Let’s face it - no human being should ever have to go through the working without adult company exposed to the challenges and frustrations of dealing with children andor adolescents. Some have tried it, and they were a sorry sight.

As a student I was once in a school where the principal teacher of physical education prided himself on the fact that he didn’t mix with the rest of the staff, preferring to remain in his department. He was a sour, embittered man. I never did find out which came first, the self-imposed isolation or the bitterness, but in the end did it matter?
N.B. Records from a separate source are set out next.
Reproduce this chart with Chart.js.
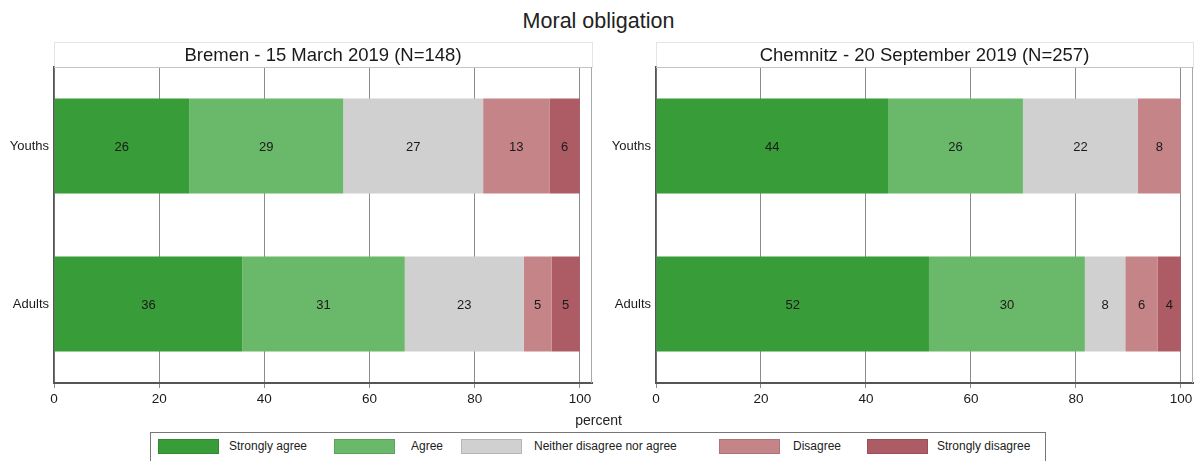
<!DOCTYPE html>
<html>
<head>
<meta charset="utf-8">
<script src="https://cdn.jsdelivr.net/npm/chart.js@4.4.1/dist/chart.umd.min.js"></script>
<style>
  html, body { margin: 0; padding: 0; background: #fff; }
  body { width: 1197px; height: 461px; position: relative; overflow: hidden; font-family: "Liberation Sans", Arial, Helvetica, sans-serif; color: #222; }
  #title { position: absolute; left: 0; width: 1197px; top: 9px; text-align: center; font-size: 21.5px; }
  #xlab { position: absolute; left: 0; width: 1197px; top: 412px; text-align: center; font-size: 14px; }
  canvas { position: absolute; top: 0; }
  #legend { position: absolute; left: 150px; top: 432px; width: 896px; height: 40px; border: 1px solid #777; box-sizing: border-box; }
  .sw { position: absolute; top: 6px; width: 61px; height: 15px; box-sizing: border-box; border: 1px solid rgba(0,0,0,0.12); }
  .lt { position: absolute; top: 6px; font-size: 12px; line-height: 15px; white-space: nowrap; }
</style>
</head>
<body>
<div id="title">Moral obligation</div>
<canvas id="c1" width="600" height="430" style="left:0px"></canvas>
<canvas id="c2" width="597" height="430" style="left:600px"></canvas>
<div id="xlab">percent</div>
<div id="legend"></div>
<script>
// ---- data ----
const categories = ['Youths', 'Adults'];
const seriesNames = ['Strongly agree', 'Agree', 'Neither disagree nor agree', 'Disagree', 'Strongly disagree'];
const seriesColors = ['#389c38', '#6ab86a', '#d0d0d0', '#c48488', '#ad5c66'];
const tickValues = [0, 20, 40, 60, 80, 100];

const panelTitles = ['Bremen - 15 March 2019 (N=148)', 'Chemnitz - 20 September 2019 (N=257)'];

// Bremen: [Youths, Adults]
const bremenStronglyAgree = [25.7, 35.8];
const bremenAgree = [29.3, 30.9];
const bremenNeither = [26.6, 22.6];
const bremenDisagree = [12.6, 5.3];
const bremenStronglyDisagree = [5.8, 5.4];

// Chemnitz: [Youths, Adults]
const chemnitzStronglyAgree = [44.2, 52.0];
const chemnitzAgree = [25.7, 29.7];
const chemnitzNeither = [21.9, 7.7];
const chemnitzDisagree = [8.2, 6.2];
const chemnitzStronglyDisagree = [0, 4.4];

const bremenSeries = [bremenStronglyAgree, bremenAgree, bremenNeither, bremenDisagree, bremenStronglyDisagree];
const chemnitzSeries = [chemnitzStronglyAgree, chemnitzAgree, chemnitzNeither, chemnitzDisagree, chemnitzStronglyDisagree];

const FONT = '"Liberation Sans", Arial, Helvetica, sans-serif';

const barLabels = {
  id: 'barLabels',
  afterDatasetsDraw(chart) {
    const ctx = chart.ctx;
    ctx.save();
    ctx.font = '13px ' + FONT;
    ctx.fillStyle = '#1a1a1a';
    ctx.textAlign = 'center';
    ctx.textBaseline = 'middle';
    chart.data.datasets.forEach((ds, di) => {
      const meta = chart.getDatasetMeta(di);
      meta.data.forEach((bar, i) => {
        const v = ds.data[i];
        if (!v) return;
        const p = bar.getProps(['x', 'y', 'base'], true);
        ctx.fillText(String(Math.round(v)), (p.x + p.base) / 2, p.y + 1);
      });
    });
    ctx.restore();
  }
};

const frame = {
  id: 'frame',
  beforeDraw(chart) {
    const a = chart.chartArea, ctx = chart.ctx;
    ctx.save();
    ctx.strokeStyle = '#e4e4e4';
    ctx.lineWidth = 1;
    ctx.strokeRect(Math.round(a.left) + 0.5, 42.5, Math.round(a.right - a.left), Math.round(a.top) - 42);
    ctx.restore();
  },
  afterDraw(chart) {
    const a = chart.chartArea, ctx = chart.ctx;
    ctx.save();
    ctx.lineWidth = 1;
    ctx.strokeStyle = '#c4c4c4';
    ctx.beginPath();
    ctx.moveTo(a.left, Math.round(a.top) + 0.5);
    ctx.lineTo(a.right, Math.round(a.top) + 0.5);
    ctx.stroke();
    ctx.strokeStyle = '#a8a8a8';
    ctx.beginPath();
    ctx.moveTo(Math.round(a.right) - 0.5, a.top);
    ctx.lineTo(Math.round(a.right) - 0.5, a.bottom);
    ctx.stroke();
    ctx.restore();
  }
};

function makeChart(id, title, series, yAxisWidth, rightPad) {
  return new Chart(document.getElementById(id), {
    type: 'bar',
    data: {
      labels: categories,
      datasets: series.map((d, i) => ({
        label: seriesNames[i],
        data: d,
        backgroundColor: seriesColors[i],
        borderWidth: 0,
        barPercentage: 0.6,
        categoryPercentage: 1.0
      }))
    },
    options: {
      indexAxis: 'y',
      responsive: false,
      animation: false,
      devicePixelRatio: 1,
      layout: { padding: { left: 0, top: 0, right: rightPad, bottom: 17 } },
      plugins: {
        legend: { display: false },
        tooltip: { enabled: false },
        title: {
          display: true,
          text: title,
          fullSize: false,
          color: '#1a1a1a',
          font: { family: FONT, size: 18.5, weight: 'normal', lineHeight: 1.2 },
          padding: { top: 44.5, bottom: 0.3 }
        }
      },
      scales: {
        x: {
          stacked: true,
          min: 0,
          max: 102.3,
          afterBuildTicks(scale) { scale.ticks = tickValues.map(v => ({ value: v })); },
          afterFit(scale) { scale.height = 30; },
          grid: { color: '#8c8c8c', lineWidth: 1, tickLength: 5, drawOnChartArea: true, drawTicks: true },
          border: { display: true, color: '#555', width: 2 },
          ticks: { color: '#1a1a1a', font: { family: FONT, size: 13.5 }, padding: 3, maxRotation: 0, autoSkip: false }
        },
        y: {
          stacked: true,
          offset: true,
          afterFit(scale) { scale.width = yAxisWidth; },
          grid: { display: false, drawTicks: false },
          border: { display: true, color: '#555', width: 1.5 },
          ticks: { color: '#1a1a1a', font: { family: FONT, size: 13 }, padding: 5 }
        }
      }
    },
    plugins: [frame, barLabels]
  });
}

makeChart('c1', panelTitles[0], bremenSeries, 54, 8);
makeChart('c2', panelTitles[1], chemnitzSeries, 56, 4);

// legend
const legendPos = [[7, 78], [183, 260], [310, 383], [568, 642], [716, 786]];
const leg = document.getElementById('legend');
seriesNames.forEach((n, i) => {
  const s = document.createElement('div');
  s.className = 'sw';
  s.style.left = legendPos[i][0] + 'px';
  s.style.background = seriesColors[i];
  leg.appendChild(s);
  const t = document.createElement('div');
  t.className = 'lt';
  t.style.left = legendPos[i][1] + 'px';
  t.textContent = n;
  leg.appendChild(t);
});
</script>
</body>
</html>
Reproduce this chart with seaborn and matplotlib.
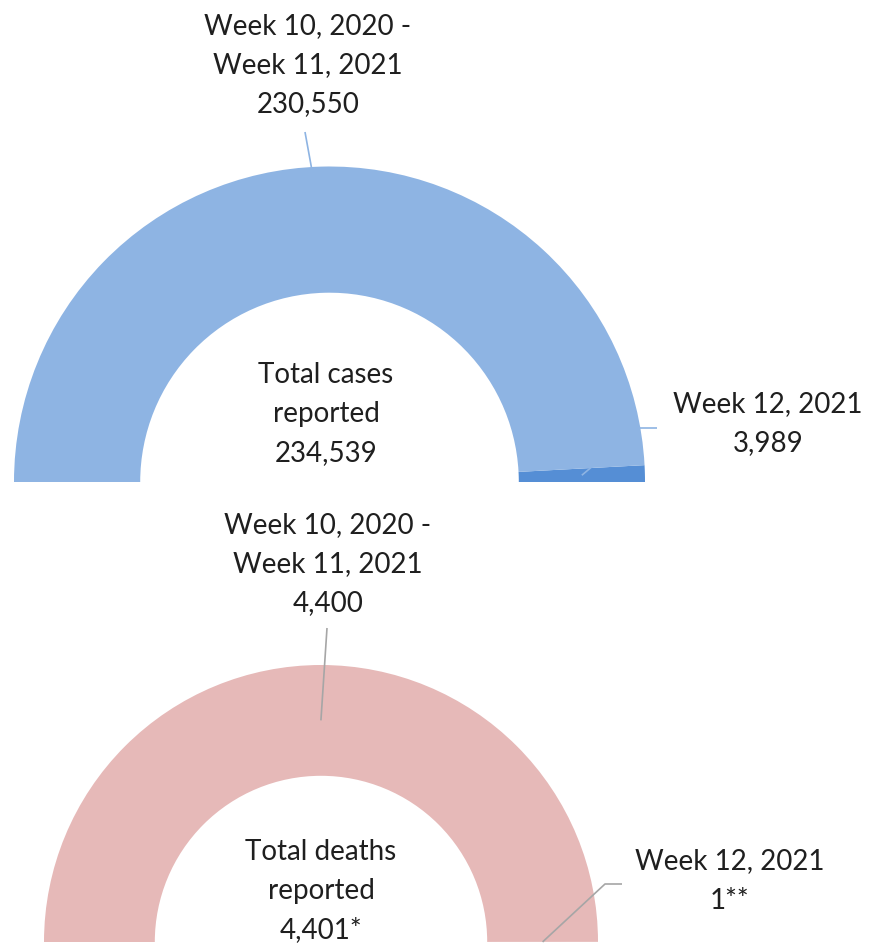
import numpy as np
import seaborn as sns
import matplotlib
matplotlib.use("Agg")
import matplotlib.pyplot as plt

# data
periods = ["Week 12, 2021", "Week 10, 2020 -\nWeek 11, 2021"]
cases = [3989, 230550]
deaths = [1, 4400]
case_total = 234539
death_total = 4401
case_labels = ["Week 12, 2021\n3,989", "Week 10, 2020 -\nWeek 11, 2021\n230,550"]
death_labels = ["Week 12, 2021\n1**", "Week 10, 2020 -\nWeek 11, 2021\n4,400"]
case_center = "Total cases\nreported\n234,539"
death_center = "Total deaths\nreported\n4,401*"

sns.set_theme(style="white")
plt.rcParams['font.family'] = ['Lato', 'DejaVu Sans']

W, H = 874, 944
fig = plt.figure(figsize=(W / 100, H / 100), dpi=100)
ax = fig.add_axes([0, 0, 1, 1])

txt = '#1f1f1f'


def half_donut(vals, total, colors, center, R, line_col, labels, label_pos, elbows,
               ctext, cpos):
    # hidden half below the horizontal
    wedges, _ = ax.pie(vals + [total], colors=colors + ['white'], startangle=0,
                       counterclock=True, center=center, radius=R,
                       wedgeprops=dict(width=0.4 * R, linewidth=0))
    wedges[-1].set_visible(False)
    rm = 0.8 * R
    for w, lab, pos, elb in zip(wedges[:-1], labels, label_pos, elbows):
        mid = np.deg2rad((w.theta1 + w.theta2) / 2)
        ax0 = center[0] + rm * np.cos(mid)
        ay0 = center[1] + rm * np.sin(mid)
        xs = [ax0] + [p[0] for p in elb]
        ys = [ay0] + [p[1] for p in elb]
        ax.plot(xs, ys, color=line_col, lw=1.2, solid_capstyle='butt')
        ax.text(pos[0], pos[1], lab, ha='center', va='center', fontsize=20,
                color=txt, linespacing=1.62)
    ax.text(cpos[0], cpos[1], ctext, ha='center', va='center',
            fontsize=20, color=txt, linespacing=1.62)


# top chart (cases)
half_donut(cases, case_total, ['#558ED5', '#8EB4E3'], (329.5, H - 482), 315.5,
           '#8EB4E3', case_labels,
           [(768, H - 424), (308, H - 65)],
           [[(638, H - 428), (657, H - 428)], [(305, H - 132)]],
           case_center, (326, H - 414))

# bottom chart (deaths)
half_donut(deaths, death_total, ['#D99694', '#E6B9B8'], (321, H - 942), 277,
           '#A6A6A6', death_labels,
           [(730, H - 881), (328, H - 564)],
           [[(605, H - 884), (622, H - 884)], [(327, H - 628)]],
           death_center, (321, H - 891))

ax.set_xlim(0, W)
ax.set_ylim(0, H)
ax.set_aspect('equal')
ax.axis('off')

plt.savefig('out.png', dpi=100)
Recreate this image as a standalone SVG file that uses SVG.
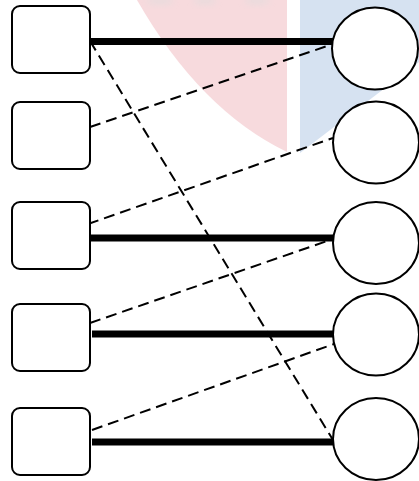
<svg xmlns="http://www.w3.org/2000/svg" width="419" height="481" viewBox="0 0 419 481">
<style>
.node{fill:#fff;stroke:#000;stroke-width:2}
.thick{stroke:#000;stroke-width:7;fill:none}
.dash{stroke:#000;stroke-width:2;stroke-dasharray:11 6;fill:none}
</style>
<defs>
<filter id="blur" x="-50%" y="-50%" width="200%" height="200%"><feGaussianBlur stdDeviation="3"/></filter>
</defs>
<g id="background">
<path d="M137,0 Q200,110 287,152 L287,0 Z" fill="#f7dadd"/>
<path d="M300,0 L419,0 L419,62 L300,153 Z" fill="#d6e2f1"/>
<g fill="#dddddd" filter="url(#blur)" opacity="0.5">
<ellipse cx="160" cy="1" rx="14" ry="4"/>
<ellipse cx="205" cy="1" rx="12" ry="4"/>
<ellipse cx="257" cy="1" rx="13" ry="4"/>
</g>
</g>
<g id="connectors">
<line class="thick" x1="90" y1="41.5" x2="333" y2="41.5"/>
<line class="thick" x1="90" y1="238" x2="334" y2="238"/>
<line class="thick" x1="92" y1="334" x2="335" y2="334"/>
<line class="thick" x1="92" y1="442" x2="335" y2="442"/>
<line class="dash" x1="90" y1="41" x2="333" y2="440"/>
<line class="dash" x1="90" y1="127" x2="333" y2="44"/>
<line class="dash" x1="88" y1="224" x2="333" y2="138"/>
<line class="dash" x1="90" y1="323" x2="333" y2="239"/>
<line class="dash" x1="92" y1="430" x2="334" y2="344"/>
</g>
<g id="r1"><rect class="node" x="12" y="6" width="78" height="67" rx="8"/></g>
<g id="r2"><rect class="node" x="12" y="102" width="78" height="67" rx="8"/></g>
<g id="r3"><rect class="node" x="12" y="202" width="78" height="67" rx="8"/></g>
<g id="r4"><rect class="node" x="12" y="304" width="78" height="67" rx="8"/></g>
<g id="r5"><rect class="node" x="12" y="408" width="78" height="67" rx="8"/></g>
<g id="c1"><ellipse class="node" cx="375" cy="48.5" rx="43" ry="41"/></g>
<g id="c2"><ellipse class="node" cx="376" cy="142.5" rx="43" ry="41"/></g>
<g id="c3"><ellipse class="node" cx="376" cy="243" rx="43" ry="41"/></g>
<g id="c4"><ellipse class="node" cx="376" cy="334.5" rx="43" ry="41"/></g>
<g id="c5"><ellipse class="node" cx="376" cy="439" rx="43" ry="41"/></g>
</svg>
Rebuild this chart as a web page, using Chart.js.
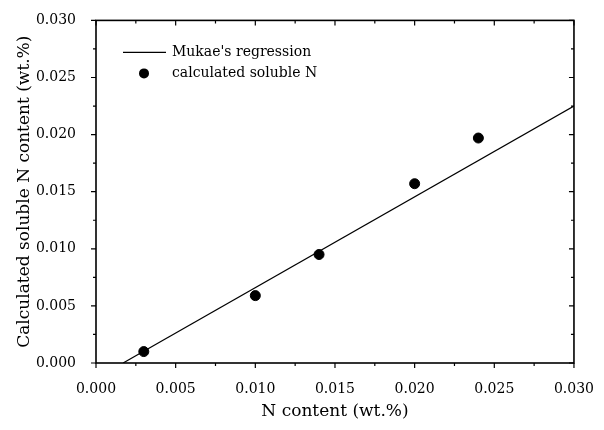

A “good” staffroom to me was one where the majority of staff went at lunchtime, and those who could also visited during intervals. I should make it clear that I am talking about secondary schools, though I suspect that the same principles apply in primaries, where rooms tend to be of the “all-in” variety anyway - though one of my former school’s associated primaries had adjacent rooms for men and women, linked by a hatch with a sliding door. There were only two males on the staff at the time, so it must have been very lonely for one when the other was absent.

I can understand some teachers staying in their subject areas at intervals, especially if they have classes before and after the break and the main room is too distant. But I can’t identify with those who ignore the main staff area as a matter of policy, a practice that seemed to be on the increase during my last years in teaching. The Glasgow proposals could institutionalise this trend, resulting in a honeycomb of small rooms or bases. Not a pretty prospect.

So let’s hear it for the cerebrum campaigners. Staffrooms have had a bad press: too cynical, too frivolous, not professional, were some of the accusations. Well, give me a frivolous, cynical unprofessional adult that I can choose to argue with or walk away from, rather than a whole day exposed to the mixture of contentiousness and hassle, mingled with occasional highs, that is a teacher’s lot.